Где-то на фронтовых дорогах Первого Украинского фронта командир решил устроить девчатам ― радисткам праздник и повез их с лесного аэродрома в город в баню. Нина с подругой задохнулись от счастья, намылившись мылом и наполнив теплой водой тазы. Да тут грохнуло где-то совсем рядом – в город прорвались немецкие бомбардировщики.

― Мы что-то набросили на мыльное тело и кинулись к первому проходящему грузовику ― возвращаться в часть. Грузовик вез ящики с бомбами. На этих «бомбах» мы как-то и добрались до своего расположения, ― вспоминает Нина Ивановна.

Как судьба уберегла их в таком взрывном «наборе» ― это осталось загадкой навсегда. Наверное, их жизни вымолила у Бога мама в Камышине. Она дождалась с фронта всех, кого на него отправляла,― двух дочерей, сына и зятя.

Победу молодоженка Нина Бурт встретила в Германии. Накануне она стала женой красавца – командира их взвода радистов, и жить им вместе разрешил специально изданный приказ комполка. Загсы на фронте не полагались, так что свой брак они зарегистрировали уже после Победы на пути домой в одном из украинских городов.

Ночь с восьмого на девятое мая была обычной. Они устроились на короткий отдых на матрасах с соломой. За стенкой у коммутатора дежурила их подруга. И вдруг юная радистка закричала так, что они схватились по привычке за оружие. Она прыгала, смеялась и плакала. И вдруг они разобрали, что она кричит ― «Победа!»

В Камышине Нина Ивановна Бурт всю жизнь проработала на скромной должности завхоза школы № 3, никогда не надевая своего парадного «мундира». Недавно похоронила мужа, успев испытать с ним вместе счастье нескольких встреч с боевыми друзьями, приезжавшими в наш город. Ведь они еще там, на фронте, поклялись встречаться во что бы то ни стало.

Нина Ивановна с супругом воспитали двух хороших детей, а сейчас бабушку «не дают в обиду» двое внуков – близнецов, оба работают на «Роторе».
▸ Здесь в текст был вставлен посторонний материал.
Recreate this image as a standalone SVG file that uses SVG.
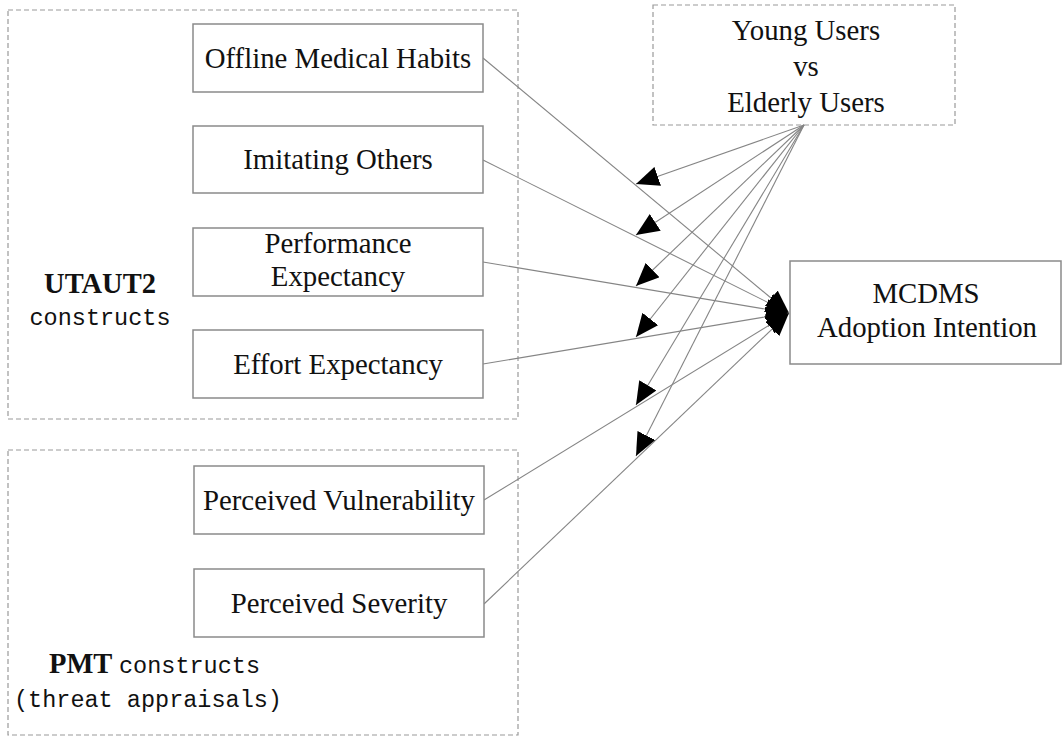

― Вы уж, пожалуйста, очерки о нас, фронтовичках, нам перешлите, чтобы мы посмотрели друг на друга. Это будет трогательной встречей. Ведь дальше комнаты теперь мы, радистки, зенитчицы, санинструкторы, выходим с трудом, ― просит моя собеседница. ― А так хочется хоть заочно побыть вместе.

Обещаем, Нина Ивановна. Это дело чести. И поклон вам за все.